L'horreur aujourd'hui: conclusion et remise en question
Comme nous l'avons vu précédemment, il semblerait que le problème principal des productions actuelles soit le manque d’intérêt pour la composition. Rassurons nous tout de même, il y a eu, depuis le début des années 2000, des œuvres particulièrement marquantes, aussi bien dans le domaine du cinéma que dans celui du jeu-vidéo (Silent Hill 2, Dead Space...), ou de la littérature. Les "créateurs" ne sont donc pas tous portés disparus, et un certain renouveau pourrait prendre place d'ici quelques temps.
Carroll conclue son travail en faisant la remarque suivante: il semblerait que les cycles d'horreur émergent lors de périodes troublées, où le stress social et les angoisses de l'époque trouvent dans le genre de l'Horreur leur moyen d'expression. On notera que Stephen King émet sa théorie des cycles en 1982, soit sept ans avant la chute du Mur de Berlin, ce qui pourrait correspondre à une hypothétique fin de cycle. Je vous laisse méditer et mettre en rapport l'atmosphère actuelle et le nombre de films d'horreur sortis depuis ces dix-huit dernières années.
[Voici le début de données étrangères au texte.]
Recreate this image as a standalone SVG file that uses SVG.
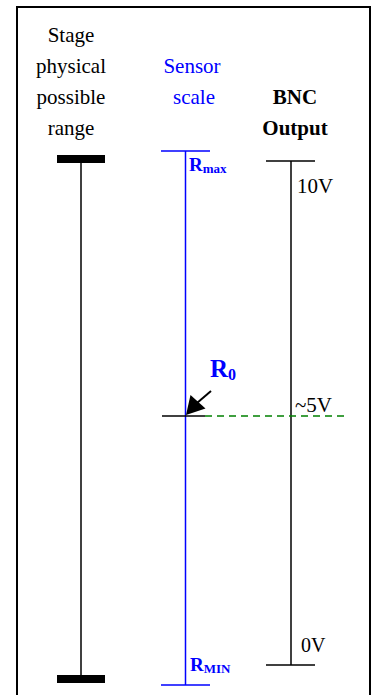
<svg xmlns="http://www.w3.org/2000/svg" width="374" height="695" viewBox="0 0 374 695">
<style>
text{font-family:"Liberation Serif","Times New Roman",serif;font-size:21px}
.blk{fill:#000}
.blu{fill:#0000ff}
.b{font-weight:bold}
.ln{stroke:#000;stroke-width:1.5;fill:none}
.bl{stroke:#0000ff;stroke-width:1.5;fill:none}
</style>
<rect x="17" y="7" width="353" height="700" fill="#fff" stroke="#000" stroke-width="2"/>
<g id="stage">
<text x="71" y="42" text-anchor="middle" class="blk">Stage</text>
<text x="71" y="73" text-anchor="middle" class="blk">physical</text>
<text x="71" y="104" text-anchor="middle" class="blk">possible</text>
<text x="71" y="135" text-anchor="middle" class="blk">range</text>
<rect x="57" y="155" width="48" height="8" fill="#000"/>
<line x1="81" y1="163" x2="81" y2="675" class="ln"/>
<rect x="57" y="675" width="48" height="8" fill="#000"/>
</g>
<g id="sensor">
<text x="192" y="73" text-anchor="middle" class="blu">Sensor</text>
<text x="194" y="104" text-anchor="middle" class="blu">scale</text>
<line x1="161" y1="151" x2="210" y2="151" class="bl"/>
<line x1="185.5" y1="151" x2="185.5" y2="685" class="bl"/>
<line x1="161" y1="685" x2="210" y2="685" class="bl"/>
<text x="189" y="171" class="blu b" style="font-size:19px">R<tspan style="font-size:13px" dy="2">max</tspan></text>
<text x="190" y="671" class="blu b" style="font-size:19px">R<tspan style="font-size:13px" dy="2">MIN</tspan></text>
<text x="210" y="377" class="blu b" style="font-size:25px">R<tspan style="font-size:16px" dy="3">0</tspan></text>
</g>
<g id="bnc">
<text x="295" y="104" text-anchor="middle" class="blk b">BNC</text>
<text x="295" y="135" text-anchor="middle" class="blk b">Output</text>
<line x1="266" y1="161" x2="315" y2="161" class="ln"/>
<line x1="291" y1="161" x2="291" y2="665" class="ln"/>
<line x1="266" y1="665" x2="315" y2="665" class="ln"/>
<text x="297" y="193" class="blk">10V</text>
<text x="295" y="412" class="blk">~5V</text>
<text x="301" y="652" class="blk" style="font-size:20px">0V</text>
</g>
<g id="connectors">
<line x1="162" y1="416" x2="205" y2="416" class="ln"/>
<line x1="205" y1="416" x2="345" y2="416" stroke="#008000" stroke-width="1.5" stroke-dasharray="7,5"/>
<line x1="211" y1="391" x2="197" y2="403" stroke="#000" stroke-width="2"/>
<path d="M186,415 L190.5,395 L205.5,408.5 Z" fill="#000"/>
</g>
</svg>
Ce fut un plaisir de vous écrire cet article, puisse-t-il vous apporter quelque chose, aussi insignifiante soit-elle.

T.G. 

vendredi 5 octobre 2018

La Nonne/The Nun - Quel dommage (sacré Maurice).



Date de sortie: 19 septembre 2018
Réalisateur: Corin Hardy (Le sanctuaire)
Acteurs principaux: Taissa Farmiga/Sœur Irène (American Horror Story), Demian Bichir/Père Burke, mais prononcé BEUURK en VF (Alien: Covenant), Jonas Bloquet/ce bon vieux Maurice (Valerian)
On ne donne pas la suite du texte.